William Payne
William Payne

Reputation: 3325

Problems linking .o library files together into a shared object

I am working on a collection of reusable libraries that need to be made available both as static libraries (.a & .lib) and as dynamic libraries (.so & .dll).

I want dependency management for the dynamic libraries to be as simple as possible (you only take one dynamic library for each bit of functionality that you need), so all of the functional dependencies that each dynamic library has are actually statically linked into it. Thus, the dynamic libraries offer their functionality to downstream clients dynamically, but their upstream dependencies are satisfied statically.

The upshot of all this is that all of my static libraries need to be compiled with -fPIC so that their code is suitable for linkage into a shared library. The same goes for any third-party library that we use.

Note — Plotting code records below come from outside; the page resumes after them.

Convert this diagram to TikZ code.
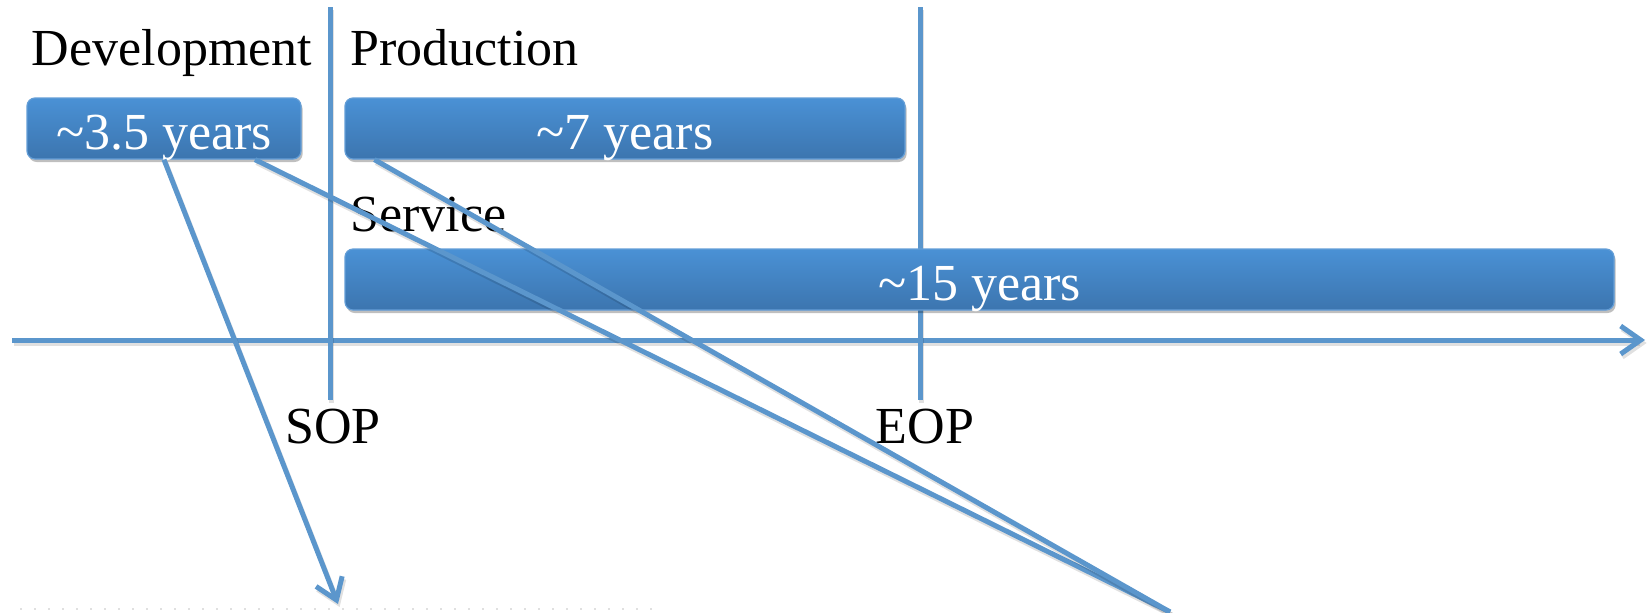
\documentclass[tikz,border=0pt]{standalone}
\usepackage{fontspec}
\setmainfont{Liberation Serif}
\usetikzlibrary{arrows.meta,shadows,calc}
\definecolor{lineblue}{RGB}{91,150,204}
\definecolor{boxtop}{RGB}{74,145,213}
\definecolor{boxbot}{RGB}{60,117,175}
\definecolor{boxedge}{RGB}{100,158,215}
\tikzset{
  x=0.5pt, y=-0.5pt,
  bluebox/.style={rounded corners=4pt, top color=boxtop, bottom color=boxbot,
    draw=boxedge, line width=0.6pt, text=white, inner sep=0pt,
    minimum height=30.5pt, text height=24pt, text depth=3.4pt,
    drop shadow={shadow xshift=0.8pt, shadow yshift=-1.5pt, opacity=0.25, fill=black},
    font=\fontsize{26}{30}\selectfont},
  lbl/.style={text=black, inner sep=0pt, font=\fontsize{26}{30}\selectfont},
  bluel/.style={draw=lineblue, line width=2.5pt,
    preaction={draw=black, opacity=0.12, line width=2.5pt,
      transform canvas={xshift=0.8pt, yshift=-1.5pt}}},
  barb/.style={-{Straight Barb[length=10pt,width=14pt]}}
}
\begin{document}
\begin{tikzpicture}
\useasboundingbox (0,0) rectangle (1648,612);
% faint tick row at the bottom
\draw[black!12, line width=1pt, dash pattern=on 1pt off 6pt] (20,609) -- (660,609);
% time axis
\coordinate (axL) at (12,340);
\coordinate (axR) at (1645,340);
\draw[bluel, barb] (axL) -- (axR);
% milestone lines
\coordinate (sopT) at (330,7);
\coordinate (sopB) at (330,400);
\coordinate (eopT) at (920,7);
\coordinate (eopB) at (920,400);
\draw[bluel] (sopT) -- (sopB);
\draw[bluel] (eopT) -- (eopB);
% labels
\node[lbl, anchor=base] (devl) at (172,65) {Development};
\node[lbl, anchor=base west] (prodl) at (350,65) {Production};
\node[lbl, anchor=base west] (servl) at (350,231) {Service};
\node[lbl, anchor=base] (sop) at (333,443) {SOP};
\node[lbl, anchor=base] (eop) at (925,443) {EOP};
% boxes
\node[bluebox, minimum width=137pt] (dev) at (164,128.5) {\textasciitilde3.5 years};
\node[bluebox, minimum width=280pt] (prod) at (625,128.5) {\textasciitilde7 years};
\node[bluebox, minimum width=634.5pt] (serv) at (979.5,279.5) {\textasciitilde15 years};
% connectors
\coordinate (e1) at (338,604);
\coordinate (e2) at (1170,612);
\coordinate (e3) at (1170,612);
\draw[bluel, barb] (dev.south) -- (e1);
\draw[bluel] ([xshift=45.5pt]dev.south) -- (e2);
\draw[bluel] ([xshift=15pt]prod.south west) -- (e3);
\end{tikzpicture}
\end{document}
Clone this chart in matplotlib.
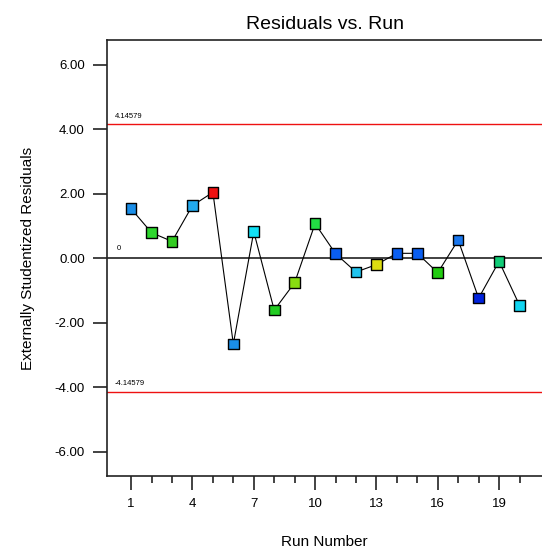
import matplotlib
matplotlib.use("Agg")
import matplotlib.pyplot as plt
from matplotlib.ticker import FixedLocator

plt.rcParams['font.family'] = ['Liberation Sans', 'DejaVu Sans']

runs = list(range(1, 21))
residuals = [1.53, 0.79, 0.52, 1.63, 2.04, -2.66, 0.82, -1.61, -0.76, 1.07,
             0.14, -0.43, -0.20, 0.15, 0.15, -0.45, 0.56, -1.24, -0.10, -1.46]
colors = ['#1a8ee8', '#2ed62e', '#33cc22', '#22aaee', '#ee1111', '#1a8ee8', '#11e0f5',
          '#22cc22', '#88dd11', '#22dd44', '#0a5ef0', '#22c4ee', '#dddd11', '#0a5ef0',
          '#0a5ef0', '#22cc11', '#1a77ee', '#0022dd', '#11cc77', '#11d4f0']
limit = 4.14579
yticks = [-6, -4, -2, 0, 2, 4, 6]
xticks = [1, 4, 7, 10, 13, 16, 19]

fig = plt.figure(figsize=(5.42, 5.53), dpi=100)
ax = fig.add_axes([107/542, 1-476/553, 1-107/542, (476-40)/553])

ax.set_xlim(-0.18, 21.1)
ax.set_ylim(-6.75, 6.76)

ax.axhline(limit, color='#ee1111', lw=1.0, zorder=1)
ax.axhline(-limit, color='#ee1111', lw=1.0, zorder=1)
ax.axhline(0, color='#333333', lw=1.3, zorder=1)

ax.plot(runs, residuals, color='black', lw=0.8, zorder=2)
ax.scatter(runs, residuals, marker='s', s=58, c=colors, edgecolors='black',
           linewidths=1.0, zorder=3)

ax.text(0.2, limit + 0.15, f"{limit:.5f}", fontsize=5.5, va='bottom', ha='left')
ax.text(0.2, -limit + 0.15, f"{-limit:.5f}", fontsize=5.5, va='bottom', ha='left')
ax.text(0.3, 0.2, "0", fontsize=5.5, va='bottom', ha='left')

ax.yaxis.set_major_locator(FixedLocator(yticks))
ax.set_yticklabels([f"{v:.2f}" for v in yticks], fontsize=9.5)
ax.xaxis.set_major_locator(FixedLocator(xticks))
ax.xaxis.set_minor_locator(FixedLocator(runs))
ax.set_xticklabels([str(v) for v in xticks], fontsize=9.5)
ax.tick_params(axis='both', which='major', direction='out', length=10, width=1.2, color='#222222', pad=6)
ax.tick_params(axis='x', which='minor', direction='out', length=5, width=1.2, color='#222222')

for s in ['left', 'bottom', 'top']:
    ax.spines[s].set_linewidth(1.2)
    ax.spines[s].set_color('#222222')
ax.spines['right'].set_visible(False)

ax.set_title("Residuals vs. Run", fontsize=14, pad=8)
ax.set_xlabel("Run Number", fontsize=11, labelpad=18)
ax.set_ylabel("Externally Studentized Residuals", fontsize=11, labelpad=14)

fig.savefig("out.png", dpi=100)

It has to be a static library, compiled with -fPIC.

(I could, I suppose, build both PIC and non-PIC variants of my libraries - but I really do not want to compile the libraries a third time for each target platform -- twice is quite (more than) enough!).

So, here is my problem:

I have been trying to compile boost_system as a static library with -fPIC, but I am not sure if I am succeeding:

/b2 --build-type=complete variant=release link=static threading=multi runtime-link=static --layout=versioned --cxxflags=-fPIC

This build produces .a files as output, as expected. However, when I try to link the boost static library into one of my shared libraries, I start getting an error message that indicates that boost_system is not Position Independent Code:

.../dependencies/external/boost/1_54_0/stage/lib/linux_x86_64/libboost_system-gcc46-s-1_54.a(error_code.o): 
relocation R_X86_64_32 against `.rodata.str1.1' can not be used when making a shared object; recompile with -fPIC

However, I have (attempted) to build boost with -fPIC. Is there any test that I can use to determine if libboost_system is actually PIC code? I.e. if the problem is with building boost - or with linking it to my application.

Upvotes: 1

Views: 531

Answers (1)

Douglas Capeci
Douglas Capeci

Reputation: 36

I believe your problem can be solved by removing the command line option "runtime-link=static" which enables static linking of the C++ runtime libraries. Since you are building a dynamic shared library object, you want to avoid this behavior, especially if clients are to link to your library from different Linux OS configurations. However, the option "link=static" is ok and should remain.